I recently purchased Dimension 5100 from a friend, and installed XP on it, when attempting to install my new wireless adapter I found out that 1. there is no ip address and 2-there is no drivers for any of the "Other devices" listed on the Device Manager. The Ethernet Controller says

_Device type: Other devices

Manufacturer: Unknown

Location: PCI bus 3, device 8, function 0

Device status: this device is not configured correctly (Code 1)

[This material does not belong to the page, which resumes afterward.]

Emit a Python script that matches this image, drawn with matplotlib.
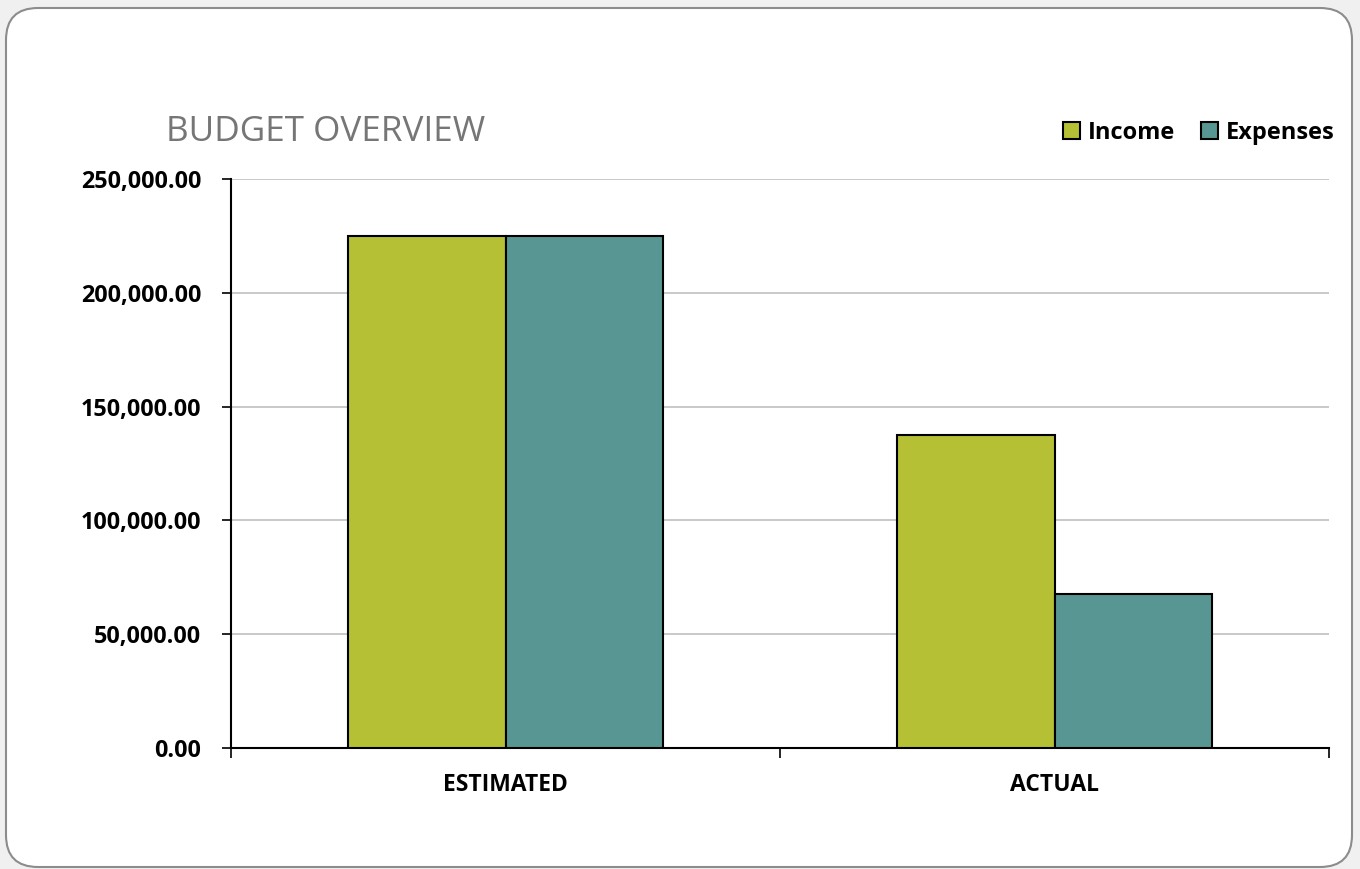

To reinstall the drivers for this device, click Reinstall_

I used my other computer, and went to the Dell driver page and downloaded every driver and yet it still will not work. I have spent way too many hours trying to figure this out on my own could anyone please help! Again its a Dimension 5100, Dell Connolly E187242 motherboard, XP SP 1 (cant update because I cant get on the internet):upset:


----------



## makinu1der2 (Jan 1, 2008)

*Re: Help! Ethernet Controller driver*

-Open Device Manager
-Post the Hardware ID for each unknown/other device 



> Open the Device Manager
> Right Click on the Device in question
> Properties
> Details Tab
> ...


----------



## carri_no_e (Jan 21, 2010)

*Re: Help! Ethernet Controller driver*

thanks for the quick response... I dont see a details tab... there is general, driver, and a resources tab... thats it! If I click on the driver tab, there is a driver details button-however an error message pops up and says _no driver files are required or have been loaded for this device_


----------



## makinu1der2 (Jan 1, 2008)

*Re: Help! Ethernet Controller driver*

What devices are listed in Device Manager? (maybe post a screenshot)

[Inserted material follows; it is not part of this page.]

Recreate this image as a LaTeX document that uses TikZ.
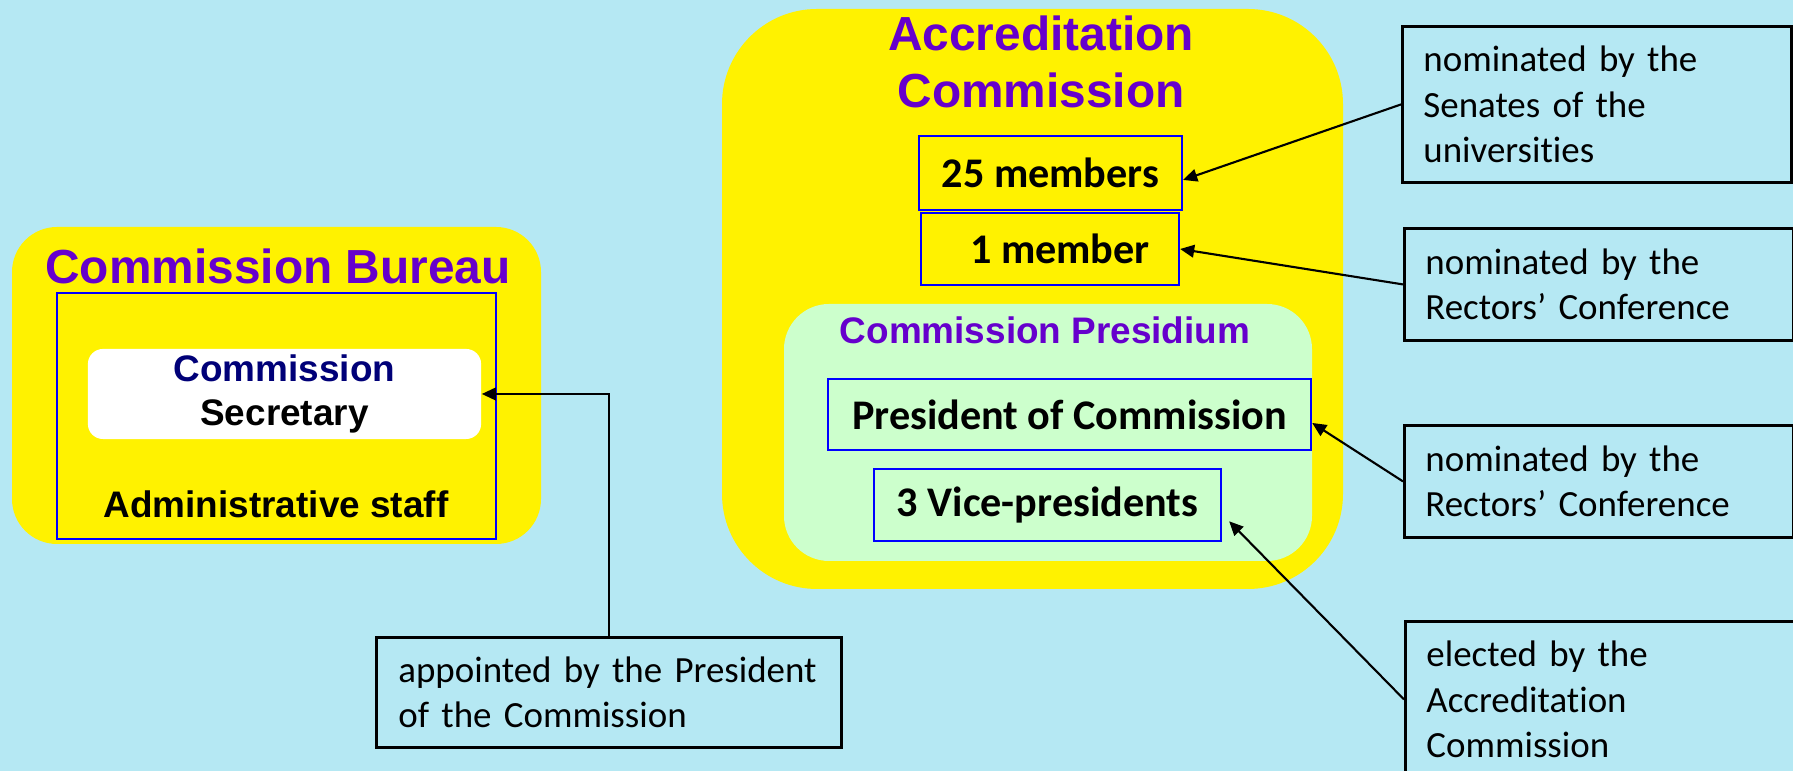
\documentclass[tikz,border=0pt]{standalone}
\usepackage{fontspec}
\setmainfont{Liberation Sans}
\newfontfamily\carl[Ligatures=NoCommon]{Carlito}
\usetikzlibrary{arrows.meta}
\definecolor{bgblue}{RGB}{181,232,243}
\definecolor{hdpurple}{RGB}{102,0,204}
\definecolor{navy}{RGB}{0,0,120}
\definecolor{palegreen}{RGB}{204,255,204}
\tikzset{
  headtxt/.style={font=\bfseries\fontsize{13.6}{16.2}\selectfont, text=hdpurple, align=center},
  memberbox/.style={draw=blue, line width=0.6pt, inner sep=0pt, font=\carl\bfseries\fontsize{12}{14}\selectfont},
  notebox/.style={draw=black, line width=0.8pt, fill=bgblue, anchor=north west, text width=3.47cm,
    inner xsep=0.21cm, align=left, font=\carl\fontsize{10.5}{12.9}\selectfont},
  arr/.style={draw=black, line width=0.6pt, -{Triangle[length=4pt,width=3.6pt]}}
}

\begin{document}
\begin{tikzpicture}[x=0.01cm, y=-0.01cm]
\useasboundingbox (0,0) rectangle (1793,771);
\clip (0,0) rectangle (1793,771);
\fill[bgblue] (0,0) rectangle (1793,771);
\fill[yellow, rounded corners=0.45cm] (12,227) rectangle (541,544);
\fill[yellow, rounded corners=0.95cm] (722,9) rectangle (1343,589);
\fill[palegreen, rounded corners=0.45cm] (784,304) rectangle (1312,561);

\node[headtxt, anchor=base] (bureau) at (278,284) {Commission Bureau};
\node[draw=blue, line width=0.6pt, minimum width=4.39cm, minimum height=2.46cm] (staff) at (276.5,416) {};
\node[fill=white, rounded corners=0.15cm, inner sep=0pt, minimum width=3.93cm, minimum height=0.9cm,
  align=center, font=\bfseries\fontsize{10.5}{12.5}\selectfont] (sec) at (284.5,394) {\textcolor{navy}{Commission}\\Secretary};
\node[anchor=base, font=\bfseries\fontsize{10.5}{12}\selectfont] (admin) at (276,518) {Administrative staff};

\node[headtxt] (accr) at (1041,62) {Accreditation\\Commission};
\node[memberbox, minimum width=2.63cm, minimum height=0.74cm] (m25) at (1050.5,173) {25 members};
\node[memberbox, minimum width=2.58cm, minimum height=0.72cm] (m1) at (1050,249) {\hspace{0.2cm}1 member};
\node[headtxt, anchor=base, font=\bfseries\fontsize{10.5}{12}\selectfont] (presid) at (1045,344) {Commission Presidium};
\node[memberbox, minimum width=4.83cm, minimum height=0.71cm] (pres) at (1069.5,414.5) {President of Commission};
\node[memberbox, minimum width=3.47cm, minimum height=0.72cm] (vice) at (1047.5,505) {3 Vice-presidents};

\node[notebox, minimum height=1.56cm] (senate) at (1401,25) {nominated by the\\Senates of the\\universities};
\node[notebox, minimum height=1.12cm] (rectA) at (1403,227) {nominated by the\\Rectors’ Conference};
\node[notebox, minimum height=1.12cm] (rectB) at (1403,424) {nominated by the\\Rectors’ Conference};
\node[notebox, minimum height=1.56cm] (elect) at (1404,620) {elected by the\\Accreditation\\Commission};
\node[notebox, text width=4.21cm, inner xsep=0.22cm, minimum height=1.10cm] (appt) at (375,636) {appointed by the President\\of the Commission};

\draw[arr] (appt.north) |- (sec.east);
\draw[arr] (senate.west) -- (m25.-3);
\draw[arr] (rectA.west) -- (m1.east);
\draw[arr] (rectB.west) -- (pres.-2);
\draw[arr, shorten >=0.1cm] (elect.west) -- (vice.-3);
\end{tikzpicture}
\end{document}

Has the Chipset Driver been installed?

What version of Windows XP? (Home,Pro )


----------



## carri_no_e (Jan 21, 2010)

*Re: Help! Ethernet Controller driver*

I dont know how to do the screet shot, so hope this is ok..

all of _Other Devices_ has a yellow question mark, 
_Ethernet Controller
Multimedia Audio Controller
PCI Input Device
Video Cotroller
Video Controller (VGA Compatible)_

Everything else appears to be fine...except under Network Adapter the only thing listed is 1394 Net Adapter... I dont know if that means anything.. 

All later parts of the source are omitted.